Take, for example, a 19th-century cautionary tale that has remained on the minds of Brown and Batygin since they started scouring the skies with telescopes, hoping to image Planet Nine directly. The French mathematician Urbain Le Verrier followed up his discovery of Neptune in 1846 by proposing the existence of Vulcan, a planet orbiting between the sun and Mercury. He ended up being wrong about that.
The discovery of more objects like 2015 BP519 would help, and Becker and her team will be looking for more. Each new object would, theoretically, bring astronomers closer to pinpointing the location of Planet Nine, and then aiming their telescopes to try to snap a picture.
At the same time, future discoveries could actually weaken the Planet Nine hypothesis, says Ann-Marie Madigan, an astrophysicist at the University of Colorado at Boulder.
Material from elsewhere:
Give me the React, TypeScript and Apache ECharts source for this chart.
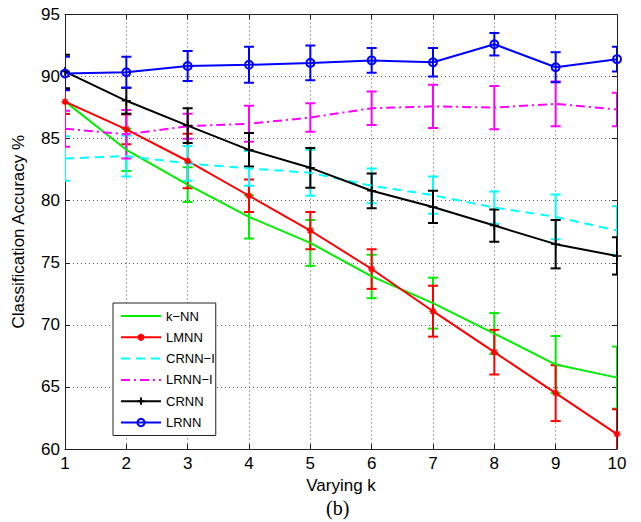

Madigan says the discovery of 2015 BP519 and its weird orbit bolsters her theory for the clustering objects, and it has nothing to do with a hidden, massive planet. The clustering could be explained by the interactions between the small objects—as many as 10 Earth masses’ worth—littering the outer solar system. Small bodies alone don’t have much gravitational influence, but their collective movements can jostle the orbits of their neighbors. In a 2015 paper, Madigan predicted this mechanism would lead to a population of objects like 2015 BP519 off the plane of the solar system.
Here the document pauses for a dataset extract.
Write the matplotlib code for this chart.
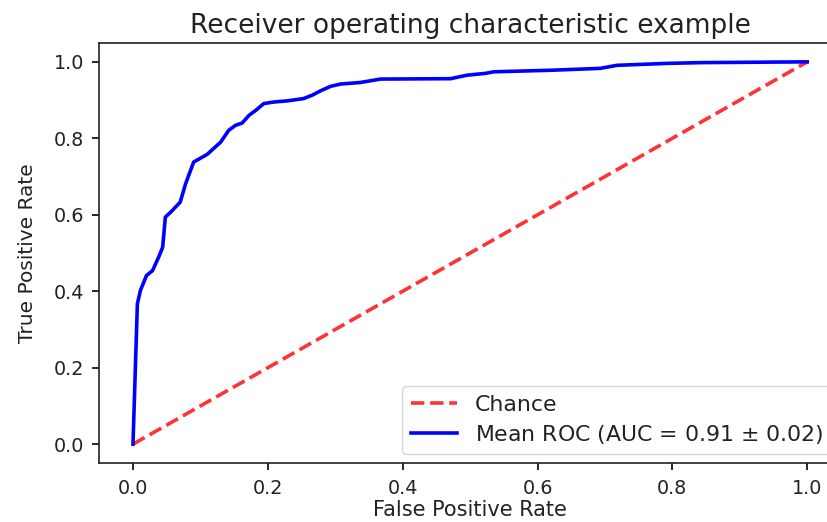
import matplotlib
matplotlib.use("Agg")
import matplotlib.pyplot as plt

fpr = [0, 0.0065, 0.011, 0.020, 0.029, 0.038, 0.044, 0.048, 0.056, 0.070, 0.078,
       0.090, 0.110, 0.130, 0.142, 0.152, 0.162, 0.172, 0.182, 0.194, 0.209, 0.229,
       0.253, 0.266, 0.278, 0.293, 0.308, 0.337, 0.367, 0.471, 0.495, 0.523, 0.535,
       0.619, 0.693, 0.718, 0.792, 0.842, 0.994, 1.0]
tpr = [0, 0.367, 0.402, 0.441, 0.454, 0.489, 0.515, 0.594, 0.607, 0.633, 0.681,
       0.738, 0.758, 0.790, 0.821, 0.834, 0.840, 0.860, 0.873, 0.891, 0.895, 0.898,
       0.904, 0.913, 0.924, 0.936, 0.942, 0.946, 0.955, 0.956, 0.965, 0.970, 0.974,
       0.978, 0.983, 0.991, 0.996, 0.998, 1.0, 1.0]
chance = [0, 1]
ticks = [0.0, 0.2, 0.4, 0.6, 0.8, 1.0]

fig = plt.figure(figsize=(8.28, 5.22), dpi=100)
ax = fig.add_axes([0.1199, 0.1125, 0.8957, 0.8056])
ax.plot(chance, chance, linestyle='--', lw=2.6, color='r', label='Chance', alpha=.8,
        dashes=(3.7, 1.6))
ax.plot(fpr, tpr, color='b', lw=2.6, label='Mean ROC (AUC = 0.91 $\\pm$ 0.02)', alpha=1)
ax.set_xlim(-0.05, 1.05)
ax.set_ylim(-0.05, 1.05)
ax.set_xticks(ticks)
ax.set_yticks(ticks)
ax.tick_params(labelsize=13.8, length=5, width=1.2, pad=6, labelcolor='#222222')
for s in ax.spines.values():
    s.set_linewidth(1.2)
    s.set_color('#222222')
ax.set_xlabel('False Positive Rate', fontsize=15, labelpad=2, color='#222222')
ax.set_ylabel('True Positive Rate', fontsize=14.5, labelpad=12, color='#222222')
ax.set_title('Receiver operating characteristic example', fontsize=19, pad=7,
             color='#222222')
leg = ax.legend(loc='lower right', fontsize=15.8, borderaxespad=0.4, handlelength=2.1,
                labelspacing=0.35)
for t in leg.get_texts():
    t.set_color('#222222')
fig.savefig('out.png', dpi=100)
“The reason I like the ‘self-gravity,’ as I call it, of small bodies collectively doing this by themselves is that you don’t need anything new,” Madigan says. If “we’re saying, okay, Planet Nine did it, Planet Nine is responsible for why the outer solar system is behaving so oddly, then we have to say, okay, how did Planet Nine get there?”
Batygin, who is a friend of Madigan’s, says his computer simulations are unable to simulate the self-gravity mechanism in the solar system as it is, and if they could, they would produce a picture of the Kuiper Belt that wouldn’t line up with existing observations. “But could you still cook up a scenario where you don’t need [Planet Nine]? I mean, yes,” he says.
Brown and Batygin welcome the next piece of evidence, the next clue, in their search. But they’re raring to find Planet Nine once and for all. They even sound a little impatient, as if the planet should have revealed itself months ago. “Of course, the obvious [next step] is just to go out and find the damn thing,” Batygin says.
Even if Planet Nine never turns up, a search party at the edges of the solar system is a worthwhile endeavor, says Laughlin. The icy and rocky inhabitants of this region are the leftovers from the beginnings of our solar system. The closer we get to them, the richer our understanding of the way our home in the universe came to be. Small objects out there “provide a good way of understanding why our solar system is so much different than the average solar system in the galaxy, and that’s kind of the real story,” Laughlin says.
“We’re weird, for sure,” he says. “And the best clues as to why we’re weird are imprinted in the most primitive bodies in the solar system, the most distant, untouched fringes.”